### Provided information
# # # # # # #
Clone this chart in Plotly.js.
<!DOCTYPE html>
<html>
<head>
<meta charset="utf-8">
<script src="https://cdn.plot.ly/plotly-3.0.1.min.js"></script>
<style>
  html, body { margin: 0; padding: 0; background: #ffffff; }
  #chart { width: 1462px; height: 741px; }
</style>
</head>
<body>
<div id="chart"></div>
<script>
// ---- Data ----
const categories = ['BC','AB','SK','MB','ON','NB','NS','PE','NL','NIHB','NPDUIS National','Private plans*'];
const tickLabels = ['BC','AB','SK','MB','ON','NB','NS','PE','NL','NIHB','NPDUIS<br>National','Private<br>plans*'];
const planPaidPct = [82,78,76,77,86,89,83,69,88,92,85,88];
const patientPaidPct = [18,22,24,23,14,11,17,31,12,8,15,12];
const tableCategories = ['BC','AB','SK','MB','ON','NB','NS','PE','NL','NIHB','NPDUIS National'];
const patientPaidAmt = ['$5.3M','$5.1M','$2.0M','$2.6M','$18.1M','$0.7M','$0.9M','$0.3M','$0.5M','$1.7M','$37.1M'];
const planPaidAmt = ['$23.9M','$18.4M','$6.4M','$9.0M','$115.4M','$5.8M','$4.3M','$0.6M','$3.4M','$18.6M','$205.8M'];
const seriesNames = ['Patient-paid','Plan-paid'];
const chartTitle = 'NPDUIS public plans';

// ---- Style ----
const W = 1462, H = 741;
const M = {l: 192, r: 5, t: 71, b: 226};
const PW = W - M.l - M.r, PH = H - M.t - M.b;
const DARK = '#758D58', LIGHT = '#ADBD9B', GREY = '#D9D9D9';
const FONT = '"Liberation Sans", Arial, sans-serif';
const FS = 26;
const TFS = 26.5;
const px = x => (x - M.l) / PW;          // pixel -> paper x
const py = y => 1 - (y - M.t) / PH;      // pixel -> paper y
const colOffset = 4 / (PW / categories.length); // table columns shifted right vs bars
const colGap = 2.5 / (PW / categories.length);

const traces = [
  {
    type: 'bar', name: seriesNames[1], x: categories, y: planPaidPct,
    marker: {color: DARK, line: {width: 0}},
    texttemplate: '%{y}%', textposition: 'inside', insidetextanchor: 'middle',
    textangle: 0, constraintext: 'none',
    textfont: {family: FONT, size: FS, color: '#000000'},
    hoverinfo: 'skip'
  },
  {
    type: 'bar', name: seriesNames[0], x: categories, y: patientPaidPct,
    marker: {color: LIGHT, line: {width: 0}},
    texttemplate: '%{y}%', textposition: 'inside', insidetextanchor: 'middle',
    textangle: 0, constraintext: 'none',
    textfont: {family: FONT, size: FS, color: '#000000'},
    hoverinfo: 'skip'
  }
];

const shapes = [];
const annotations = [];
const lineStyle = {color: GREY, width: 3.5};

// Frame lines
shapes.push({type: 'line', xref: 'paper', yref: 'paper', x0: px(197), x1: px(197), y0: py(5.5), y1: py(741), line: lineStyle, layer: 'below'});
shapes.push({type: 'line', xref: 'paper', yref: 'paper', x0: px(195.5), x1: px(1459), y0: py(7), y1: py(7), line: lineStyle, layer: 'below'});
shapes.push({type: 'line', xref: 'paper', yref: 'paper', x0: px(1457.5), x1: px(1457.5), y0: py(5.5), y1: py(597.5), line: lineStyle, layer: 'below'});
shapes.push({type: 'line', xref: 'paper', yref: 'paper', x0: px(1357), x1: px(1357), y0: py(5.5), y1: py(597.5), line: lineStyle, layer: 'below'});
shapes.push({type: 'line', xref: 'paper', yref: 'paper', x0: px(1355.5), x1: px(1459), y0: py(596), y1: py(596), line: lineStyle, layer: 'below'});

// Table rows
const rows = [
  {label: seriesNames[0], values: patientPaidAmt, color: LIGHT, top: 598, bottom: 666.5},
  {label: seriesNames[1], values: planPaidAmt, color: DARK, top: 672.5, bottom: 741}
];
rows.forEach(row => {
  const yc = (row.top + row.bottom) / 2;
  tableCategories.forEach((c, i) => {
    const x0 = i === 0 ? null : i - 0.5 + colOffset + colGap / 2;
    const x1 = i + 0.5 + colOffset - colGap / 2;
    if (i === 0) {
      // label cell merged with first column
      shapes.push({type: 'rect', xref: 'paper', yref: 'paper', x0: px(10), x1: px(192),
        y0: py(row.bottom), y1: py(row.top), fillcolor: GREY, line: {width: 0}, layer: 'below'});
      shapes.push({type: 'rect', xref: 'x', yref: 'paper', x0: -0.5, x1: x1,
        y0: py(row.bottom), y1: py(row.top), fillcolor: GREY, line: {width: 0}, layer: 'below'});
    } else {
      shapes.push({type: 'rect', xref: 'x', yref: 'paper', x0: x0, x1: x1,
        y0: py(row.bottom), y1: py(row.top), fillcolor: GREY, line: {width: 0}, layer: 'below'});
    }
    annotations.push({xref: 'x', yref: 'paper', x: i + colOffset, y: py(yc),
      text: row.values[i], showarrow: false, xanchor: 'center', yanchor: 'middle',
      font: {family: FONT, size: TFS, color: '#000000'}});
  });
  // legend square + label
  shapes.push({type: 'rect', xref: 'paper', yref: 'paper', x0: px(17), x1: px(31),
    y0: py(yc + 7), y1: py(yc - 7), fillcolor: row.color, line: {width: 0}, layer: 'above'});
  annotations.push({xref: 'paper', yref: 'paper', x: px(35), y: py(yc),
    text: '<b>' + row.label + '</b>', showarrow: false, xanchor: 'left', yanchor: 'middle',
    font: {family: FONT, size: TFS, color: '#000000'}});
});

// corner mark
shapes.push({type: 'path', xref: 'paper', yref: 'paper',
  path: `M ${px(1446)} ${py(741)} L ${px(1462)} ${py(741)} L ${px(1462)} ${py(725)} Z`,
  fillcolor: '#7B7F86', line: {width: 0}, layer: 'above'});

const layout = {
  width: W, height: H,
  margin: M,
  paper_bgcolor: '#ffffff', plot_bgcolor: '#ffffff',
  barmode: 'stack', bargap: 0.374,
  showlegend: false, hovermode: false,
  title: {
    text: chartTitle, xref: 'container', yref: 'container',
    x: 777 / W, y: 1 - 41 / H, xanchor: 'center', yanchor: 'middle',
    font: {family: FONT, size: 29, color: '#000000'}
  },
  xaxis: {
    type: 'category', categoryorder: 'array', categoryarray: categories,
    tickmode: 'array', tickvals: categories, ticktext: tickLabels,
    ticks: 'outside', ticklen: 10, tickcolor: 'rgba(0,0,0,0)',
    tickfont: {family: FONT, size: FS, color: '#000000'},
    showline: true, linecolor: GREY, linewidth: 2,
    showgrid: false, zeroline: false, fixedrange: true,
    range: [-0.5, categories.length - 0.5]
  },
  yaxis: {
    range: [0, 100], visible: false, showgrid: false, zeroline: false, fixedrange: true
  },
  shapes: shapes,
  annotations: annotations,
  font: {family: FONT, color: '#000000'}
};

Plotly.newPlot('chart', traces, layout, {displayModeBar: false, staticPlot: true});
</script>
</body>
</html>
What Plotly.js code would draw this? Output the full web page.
# # # # # # #
Send back all of the entries exactly, with nothing missing.

Clone this chart in Plotly.js.
<!DOCTYPE html>
<html>
<head>
<meta charset="utf-8">
<script src="https://cdn.plot.ly/plotly-3.0.1.min.js"></script>
<style>
  html, body { margin: 0; padding: 0; background: #ffffff; }
  #chart { width: 1462px; height: 741px; }
</style>
</head>
<body>
<div id="chart"></div>
<script>
// ---- Data ----
const categories = ['BC','AB','SK','MB','ON','NB','NS','PE','NL','NIHB','NPDUIS National','Private plans*'];
const tickLabels = ['BC','AB','SK','MB','ON','NB','NS','PE','NL','NIHB','NPDUIS<br>National','Private<br>plans*'];
const planPaidPct = [82,78,76,77,86,89,83,69,88,92,85,88];
const patientPaidPct = [18,22,24,23,14,11,17,31,12,8,15,12];
const tableCategories = ['BC','AB','SK','MB','ON','NB','NS','PE','NL','NIHB','NPDUIS National'];
const patientPaidAmt = ['$5.3M','$5.1M','$2.0M','$2.6M','$18.1M','$0.7M','$0.9M','$0.3M','$0.5M','$1.7M','$37.1M'];
const planPaidAmt = ['$23.9M','$18.4M','$6.4M','$9.0M','$115.4M','$5.8M','$4.3M','$0.6M','$3.4M','$18.6M','$205.8M'];
const seriesNames = ['Patient-paid','Plan-paid'];
const chartTitle = 'NPDUIS public plans';

// ---- Style ----
const W = 1462, H = 741;
const M = {l: 192, r: 5, t: 71, b: 226};
const PW = W - M.l - M.r, PH = H - M.t - M.b;
const DARK = '#758D58', LIGHT = '#ADBD9B', GREY = '#D9D9D9';
const FONT = '"Liberation Sans", Arial, sans-serif';
const FS = 26;
const TFS = 26.5;
const px = x => (x - M.l) / PW;          // pixel -> paper x
const py = y => 1 - (y - M.t) / PH;      // pixel -> paper y
const colOffset = 4 / (PW / categories.length); // table columns shifted right vs bars
const colGap = 2.5 / (PW / categories.length);

const traces = [
  {
    type: 'bar', name: seriesNames[1], x: categories, y: planPaidPct,
    marker: {color: DARK, line: {width: 0}},
    texttemplate: '%{y}%', textposition: 'inside', insidetextanchor: 'middle',
    textangle: 0, constraintext: 'none',
    textfont: {family: FONT, size: FS, color: '#000000'},
    hoverinfo: 'skip'
  },
  {
    type: 'bar', name: seriesNames[0], x: categories, y: patientPaidPct,
    marker: {color: LIGHT, line: {width: 0}},
    texttemplate: '%{y}%', textposition: 'inside', insidetextanchor: 'middle',
    textangle: 0, constraintext: 'none',
    textfont: {family: FONT, size: FS, color: '#000000'},
    hoverinfo: 'skip'
  }
];

const shapes = [];
const annotations = [];
const lineStyle = {color: GREY, width: 3.5};

// Frame lines
shapes.push({type: 'line', xref: 'paper', yref: 'paper', x0: px(197), x1: px(197), y0: py(5.5), y1: py(741), line: lineStyle, layer: 'below'});
shapes.push({type: 'line', xref: 'paper', yref: 'paper', x0: px(195.5), x1: px(1459), y0: py(7), y1: py(7), line: lineStyle, layer: 'below'});
shapes.push({type: 'line', xref: 'paper', yref: 'paper', x0: px(1457.5), x1: px(1457.5), y0: py(5.5), y1: py(597.5), line: lineStyle, layer: 'below'});
shapes.push({type: 'line', xref: 'paper', yref: 'paper', x0: px(1357), x1: px(1357), y0: py(5.5), y1: py(597.5), line: lineStyle, layer: 'below'});
shapes.push({type: 'line', xref: 'paper', yref: 'paper', x0: px(1355.5), x1: px(1459), y0: py(596), y1: py(596), line: lineStyle, layer: 'below'});

// Table rows
const rows = [
  {label: seriesNames[0], values: patientPaidAmt, color: LIGHT, top: 598, bottom: 666.5},
  {label: seriesNames[1], values: planPaidAmt, color: DARK, top: 672.5, bottom: 741}
];
rows.forEach(row => {
  const yc = (row.top + row.bottom) / 2;
  tableCategories.forEach((c, i) => {
    const x0 = i === 0 ? null : i - 0.5 + colOffset + colGap / 2;
    const x1 = i + 0.5 + colOffset - colGap / 2;
    if (i === 0) {
      // label cell merged with first column
      shapes.push({type: 'rect', xref: 'paper', yref: 'paper', x0: px(10), x1: px(192),
        y0: py(row.bottom), y1: py(row.top), fillcolor: GREY, line: {width: 0}, layer: 'below'});
      shapes.push({type: 'rect', xref: 'x', yref: 'paper', x0: -0.5, x1: x1,
        y0: py(row.bottom), y1: py(row.top), fillcolor: GREY, line: {width: 0}, layer: 'below'});
    } else {
      shapes.push({type: 'rect', xref: 'x', yref: 'paper', x0: x0, x1: x1,
        y0: py(row.bottom), y1: py(row.top), fillcolor: GREY, line: {width: 0}, layer: 'below'});
    }
    annotations.push({xref: 'x', yref: 'paper', x: i + colOffset, y: py(yc),
      text: row.values[i], showarrow: false, xanchor: 'center', yanchor: 'middle',
      font: {family: FONT, size: TFS, color: '#000000'}});
  });
  // legend square + label
  shapes.push({type: 'rect', xref: 'paper', yref: 'paper', x0: px(17), x1: px(31),
    y0: py(yc + 7), y1: py(yc - 7), fillcolor: row.color, line: {width: 0}, layer: 'above'});
  annotations.push({xref: 'paper', yref: 'paper', x: px(35), y: py(yc),
    text: '<b>' + row.label + '</b>', showarrow: false, xanchor: 'left', yanchor: 'middle',
    font: {family: FONT, size: TFS, color: '#000000'}});
});

// corner mark
shapes.push({type: 'path', xref: 'paper', yref: 'paper',
  path: `M ${px(1446)} ${py(741)} L ${px(1462)} ${py(741)} L ${px(1462)} ${py(725)} Z`,
  fillcolor: '#7B7F86', line: {width: 0}, layer: 'above'});

const layout = {
  width: W, height: H,
  margin: M,
  paper_bgcolor: '#ffffff', plot_bgcolor: '#ffffff',
  barmode: 'stack', bargap: 0.374,
  showlegend: false, hovermode: false,
  title: {
    text: chartTitle, xref: 'container', yref: 'container',
    x: 777 / W, y: 1 - 41 / H, xanchor: 'center', yanchor: 'middle',
    font: {family: FONT, size: 29, color: '#000000'}
  },
  xaxis: {
    type: 'category', categoryorder: 'array', categoryarray: categories,
    tickmode: 'array', tickvals: categories, ticktext: tickLabels,
    ticks: 'outside', ticklen: 10, tickcolor: 'rgba(0,0,0,0)',
    tickfont: {family: FONT, size: FS, color: '#000000'},
    showline: true, linecolor: GREY, linewidth: 2,
    showgrid: false, zeroline: false, fixedrange: true,
    range: [-0.5, categories.length - 0.5]
  },
  yaxis: {
    range: [0, 100], visible: false, showgrid: false, zeroline: false, fixedrange: true
  },
  shapes: shapes,
  annotations: annotations,
  font: {family: FONT, color: '#000000'}
};

Plotly.newPlot('chart', traces, layout, {displayModeBar: false, staticPlot: true});
</script>
</body>
</html>
What Plotly.js code would draw this? Output the full web page.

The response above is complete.